6. Effective virtualisation monitors the end-user perspective

Consider the example of an end user working with an IT system and experiencing below-normal behaviour. The slowdown of the service is often not captured by on-system counters like those discussed in the previous section, yet the problem is still very real in the eyes of the user. 

These tools that monitor end-user experience look at transactions among IT systems and between those systems and their end users to identify areas of low-quality performance. They also measure aggregate traffic across the network as a whole to identify where external forces may be impacting the problem identified by the user. Your virtualisation management solution should include components of end-user experience-monitoring to give you the necessary vision into how services hosted on both physical and virtual machines are being experienced by your users.

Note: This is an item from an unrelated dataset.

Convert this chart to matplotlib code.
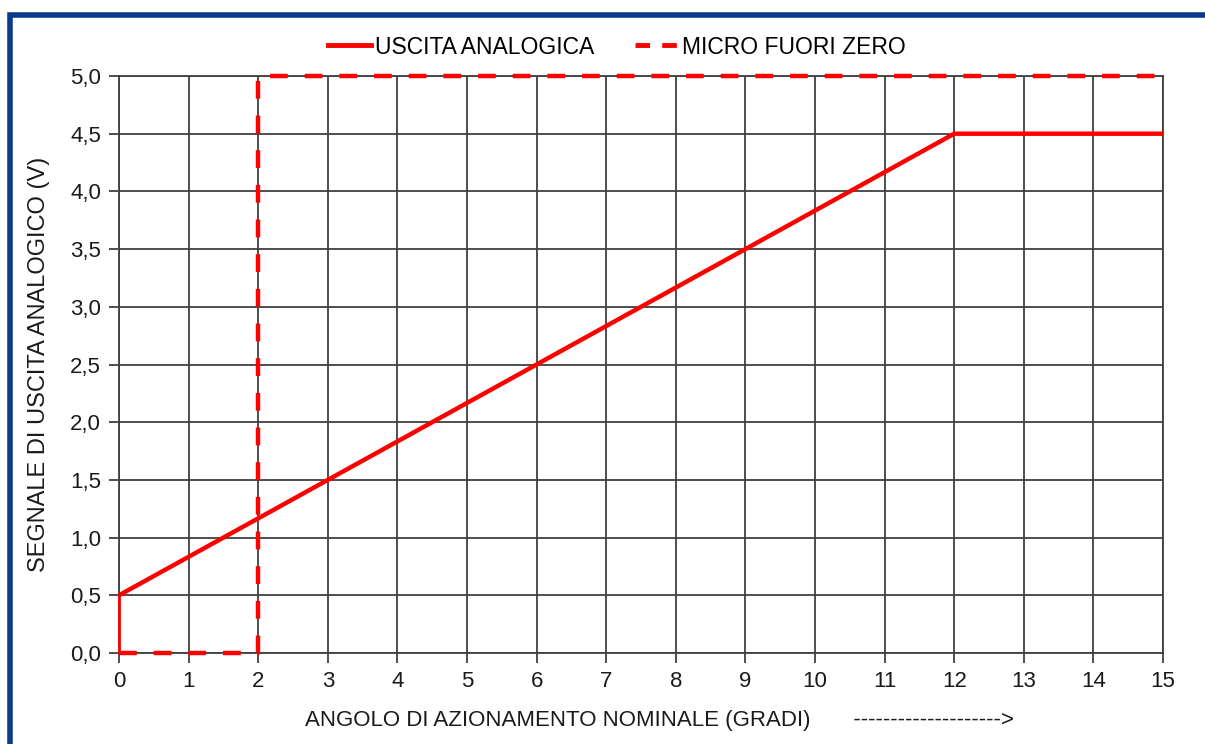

7. Align virtualisation projects with business goals

When businesses make the conscious decision to virtualise their IT assets, it is critical to align virtualisation projects with business goals. Organisations that make the decision to move to virtualisation do so for a number of reasons:

  • Consolidation of multiple systems or servers to virtual machines means less physical hardware to maintain;
  • Less hardware to maintain means reduced costs for power, cooling, management, and provisioning labour;
  • Greater flexibility with assignment of physical resources to workloads;
  • Higher levels of uptime with fewer single points of failure in the environment.

Virtualisation's impact on business goals must be a primary priority. Virtualisation's ability to template potential workloads translates into a substantially lower marginal cost associated with the creation of new services. Above all, virtualisation's layer of abstraction, which separates the logical from the physical, improves IT agility in rapidly fulfilling the growing needs of business.